Having no friends didn’t stop Susan from going to the local coffee shop. She needed her fix of caffeine just like everyone else and, just like everyone else, she wasn’t afraid to let others know that her fix of caffeine was something she absolutely had to have in order to function in the morning. In fact, it’d become a kind of catchphrase she’d deploy in an attempt to endear herself to the hemp draped hipsters that slouched on the new old-looking sofas. They would nod knowingly and smile politely, acknowledging the effort whilst simultaneously praying that she didn’t ask to sit with them. Something told them, quite rightly, that conversations remembering the plight of forgotten animals and niche websites selling multiple varieties of nut flavoured soya milk would be lost on her. They felt that it was for her own good, none of them wanted embarrassment to spoil their morning coffee.
The coffee shop, called “Simply Frappé” was a typically unique and nauseously pretentious establishment kitted out with “rustic” furniture and “retro” art. The sofas were tatty, the central heating pipes were exposed and breakfast was served on anything unconventional like a piece of slate or a chopping board or some foam picked out of an old man’s chair by a toddler. Breakfast itself was a collection of vaguely Italian ingredients thrown together by an “artisan”, who, rather than being a 57 year old, fully experienced, continental chef as the word artisan would imply, was in fact a 16 year old kid from a middle class family that felt it was beneath them for their child to post newspapers through letterboxes like everyone else.
For some suitably hip reason, the proprietor had decided to hang an old fishing boat from the ceiling and had allowed a bunch of fresh faced, Uni drop-out artists to design and paint an abstract mural to act as a “mood wall” on one side of the shop. Predictably, Susan liked to sit beneath the mood wall because she was always willing to believe some bullshit provided a number of other people liked it too. She said it helped regulate her stress hormones.
Susan made her way to the counter, she waited patiently whilst the barista connected an iPod to the sound system and selected the indie-folk compilation 3 playlist; she scrolled through the list looking for anything that contained the sound of a banjo being tossed into a well and pressed play. Susan looked around, she didn’t need to look at the menu, she already knew what she was going to have, it was a coffee. She watched as a strikingly tall man, dressed from head to toe in pastel shades of corduroy, paid for his items and made his way over to what appeared to be his usual spot. He sunk ungracefully into a large beanbag, next to it was an old table upon which he set his espresso and a well thumbed copy of To Kill a Mockingbird. The old table, complete with leg wobble, was unreasonably small and as a result his book fell onto the floor, spilling out various bits of paper and half finished sketches of drainpipes. He began to struggle to get out of the bag like a clumsy giraffe stuck in marshland and in doing so he also knocked his spoon to the floor. The clang of metal on wood resonated around the shop and everyone looked in his direction as he flapped about like a frustrated crane fly bashing itself against a window. It was fascinating to watch, indeed the nature of his ungainly frame and his chosen seat made it a spectator sport with onlookers placing subconscious wagers on whether he’d have to roll out of the beanbag, whether he’d just give up or whether the beanbag would claim him, leaving behind a pair of moccasin style shoes and a sense of resigned inevitability about the whole situation.

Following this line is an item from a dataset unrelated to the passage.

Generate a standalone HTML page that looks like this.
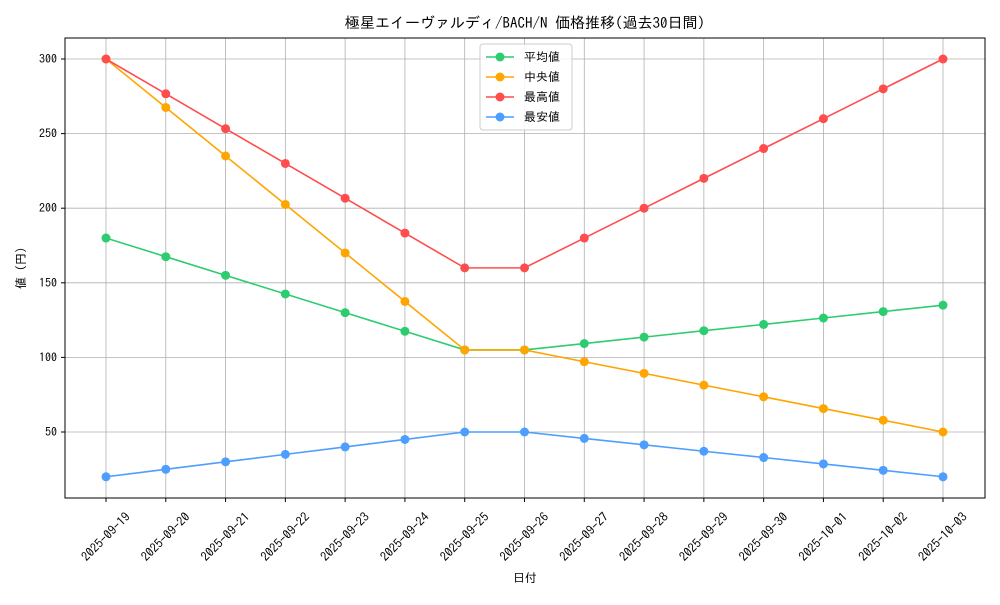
<!DOCTYPE html>
<html><head><meta charset="utf-8"><style>
body{margin:0;background:#fff}
svg{font-family:"IPAGothic","Liberation Sans","Noto Sans CJK JP",sans-serif}
</style></head><body>
<svg id="chart" width="1000" height="600" xmlns="http://www.w3.org/2000/svg">
<rect width="1000" height="600" fill="#fff"/>
<text x="525" y="28" text-anchor="middle" font-size="15">極星エイーヴァルディ/BACH/N 価格推移(過去30日間)</text>
<g id="grid"></g>
<g id="series"></g>
<rect x="65" y="38" width="920" height="460" fill="none" stroke="#000" stroke-width="1"/>
<text x="525" y="582" text-anchor="middle" font-size="12">日付</text>
<text x="25" y="268" text-anchor="middle" font-size="12" transform="rotate(-90 25 268)">値 (円)</text>
<g id="legend"></g>
</svg>
<script>
const categories=["2025-09-19","2025-09-20","2025-09-21","2025-09-22","2025-09-23","2025-09-24","2025-09-25","2025-09-26","2025-09-27","2025-09-28","2025-09-29","2025-09-30","2025-10-01","2025-10-02","2025-10-03"];
const avgValues=[180,167.5,155,142.5,130,117.5,105,105,109.3,113.6,117.9,122.1,126.4,130.7,135];
const medianValues=[300,267.5,235,202.5,170,137.5,105,105,97.1,89.3,81.4,73.6,65.7,57.9,50];
const maxValues=[300,276.7,253.3,230,206.7,183.3,160,160,180,200,220,240,260,280,300];
const minValues=[20,25,30,35,40,45,50,50,45.7,41.4,37.1,32.9,28.6,24.3,20];
const yTicks=[50,100,150,200,250,300];
const seriesNames=["平均値","中央値","最高値","最安値"];
const NS="http://www.w3.org/2000/svg";
function x(i){return 106+i*(943-106)/(categories.length-1);}
function y(v){return 59+(300-v)*(432-59)/250;}
function mk(tag,attrs,parent){const e=document.createElementNS(NS,tag);for(const k in attrs)e.setAttribute(k,attrs[k]);parent.appendChild(e);return e;}
const grid=document.getElementById('grid');
categories.forEach((c,i)=>{
 const l=mk('line',{x1:x(i),x2:x(i),y1:38,y2:498,stroke:'#b0b0b0','stroke-width':0.8},grid);
 
 
 mk('line',{x1:x(i),x2:x(i),y1:498,y2:502,stroke:'#000'},grid);
 const cx=x(i),cy=537;
 const t=mk('text',{x:cx,y:cy+4,'font-size':12.5,'text-anchor':'middle',transform:`rotate(-45 ${cx} ${cy})`},grid);
 t.textContent=c;
 
 
});
yTicks.forEach(v=>{
 const l=mk('line',{x1:65,x2:985,y1:y(v),y2:y(v),stroke:'#b0b0b0','stroke-width':0.8},grid);
 
 
 mk('line',{x1:61,x2:65,y1:y(v),y2:y(v),stroke:'#000'},grid);
 const t=mk('text',{x:57,y:y(v)+4,'font-size':12,'text-anchor':'end'},grid);
 t.textContent=v;
 
 
});
const colors=["#2ecc71","#ffa500","#ff4d4d","#4d9eff"];
const data=[avgValues,medianValues,maxValues,minValues];
const sg=document.getElementById('series');
data.forEach((vals,s)=>{
 const p=mk('polyline',{points:vals.map((v,i)=>x(i)+','+y(v)).join(' '),fill:'none',stroke:colors[s],'stroke-width':1.6},sg);
 
 
 vals.forEach((v,i)=>{
  const c=mk('circle',{cx:x(i),cy:y(v),r:4.5,fill:colors[s]},sg);
  
  
 });
});
const lg=document.getElementById('legend');
mk('rect',{x:480,y:44,width:92,height:86,fill:'#fff','fill-opacity':0.85,stroke:'#ccc',rx:3},lg);
seriesNames.forEach((n,s)=>{
 const yy=57+s*20;
 mk('line',{x1:486,x2:514,y1:yy,y2:yy,stroke:colors[s],'stroke-width':1.6},lg);
 mk('circle',{cx:500,cy:yy,r:4.5,fill:colors[s]},lg);
 const t=mk('text',{x:524,y:yy+4,'font-size':12},lg);
 t.textContent=n;
 
 
});
</script>
</body></html>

With the spectacle having finished with the man gathering up his belongings and dusting himself down, Susan completed her transaction and was faced with a choice, does she take up her preferred spot under the mood wall near the struggling bean bag man or does she join the ranks of the multitasking women in the window, busily sipping their from takeaway coffee cups despite opting to sit in? For a change, Susan decided to take up a stool next to a professional looking woman in the window. She hoped to be able to strike up a relatable conversation about how important coffee was in their lives and about how she couldn’t possibly go without the taste of bitter-brown piss water first thing in the morning. The professional looking woman threw a glance at Susan as she sat down, Susan smiled and gave a slight invitational nod, the woman flicked her eyes up and down assessing and instantly judging her. The outcome was not good and the woman looked back down at her phone without batting an eyelid. Susan lost her smile and began staring blankly out of the window.
Opposite the shop was a bus stop, she found her wandering eyes fixed on a group of squat, elderly women dressed in equally horrific versions of the same wolf fleece. Amongst them was younger, fatter man wearing a similar kitten style fleece with a Slipknot t-shirt underneath. The juxtaposition of the cute and the abhorrent only served to make an already risible individual even more ridiculous. Susan was heartened by what she saw, as shit as her life was, she could at least be content with the knowledge that she wasn’t a roll-your-own grandma in a weird fleece waiting for a bus to take her to a sticky, chip pan fragranced flat in which one pull of red handle would bring a warden straight to her door, gloved to the elbows prepared to clean up all kinds of shit. Literally speaking.
Susan drank what remained of her coffee and skipped off to work.